Shirley Temple: 1928-2014 Former child star remembered
SHIRLEY TEMPLE FACTS
Shirley was box-office top draw from 1935 through 1938.
At age 6, Temple became the first recipient of the juvenile academy award.
Awarded the Life Achievement Award from the Screen Actors Guild.
By Lea Ann Schnakenberg
McClatchy-Tribune News Service
Shirley Temple Black, the cherubic former child movie star credited with lifting U.S. spirits with her performances during the Great Depression, has died at 85, her agent and family said Tuesday.
She died Monday night of natural causes at her house in the San Francisco suburb of Woodside, Calif., while surrounded by family, they said.
Shirley Temple was born on April 23, 1928, in Santa Monica, Calif., the daughter of a homemaker and bank employee.
She began her acting career at age 3 in 1932 and became known for her blonde ringlets, dimples, bouncy energy, and song-and-dance numbers.
One of her most famous performances was the song “On the Good Ship Lollipop” in the movie “Bright Eyes.” She also starred in “Curly Top,” “Heidi,” “The Little Colonel,” “Little Miss Marker” and “The Bachelor and the Bobby-Soxer.”
At a time of high unemployment and long breadlines, crowds would flock to her movies for a boost, earning her the nickname “America’s Little Darling” as well as acclaim from then-President Franklin Roosevelt, who said, “As long as our country has Shirley Temple, we will be all right.”

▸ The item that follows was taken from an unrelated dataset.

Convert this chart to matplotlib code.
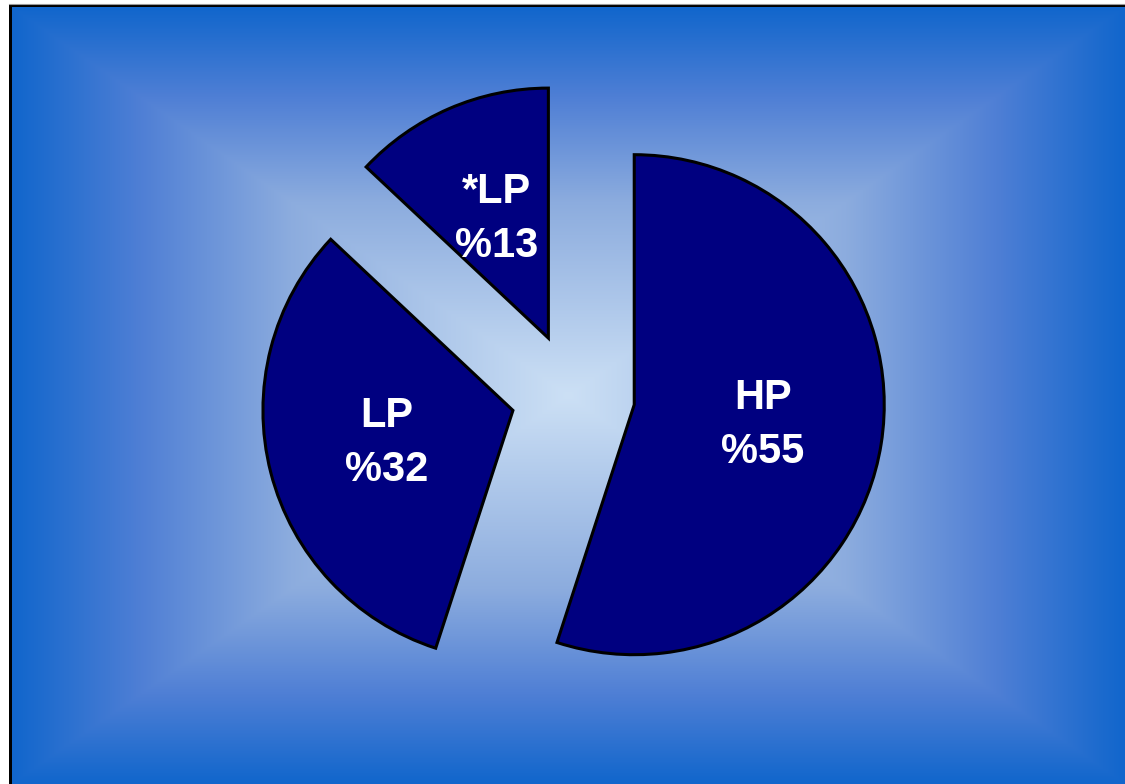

She was the biggest box office earner from 1935 to 1938, beating out other stars like Clark Gable, Bing Crosby, Gary Cooper and Joan Crawford.
“I stopped believing in Santa Claus when I was 6,” she once said. “Mother took me to see him in a department store, and he asked for my autograph.”
At the age of 5, she was awarded a special miniature Oscar for her contributions to film.
Her popularity led many girls to have their hair styled in curls, made the Shirley Temple doll a collectors item and led to a non-alcoholic cocktail to be named after her.
Her popularity receded as she grew up, and she left the film industry at 22, going on to have a diplomatic career.
Black became active in conservative politics and ran unsuccessfully as a Republican for the U.S. Congress in 1967.
She was appointed the U.S. representative to the UN General Assembly in 1969, ambassador to Ghana from 1974 to 1976 and the ambassador to Czechoslovakia from 1989 to 1992.
She was married twice, the first time at 17 for five years. Her second marriage, to Charles Black, lasted 54 years until his death in 2005. She had four children.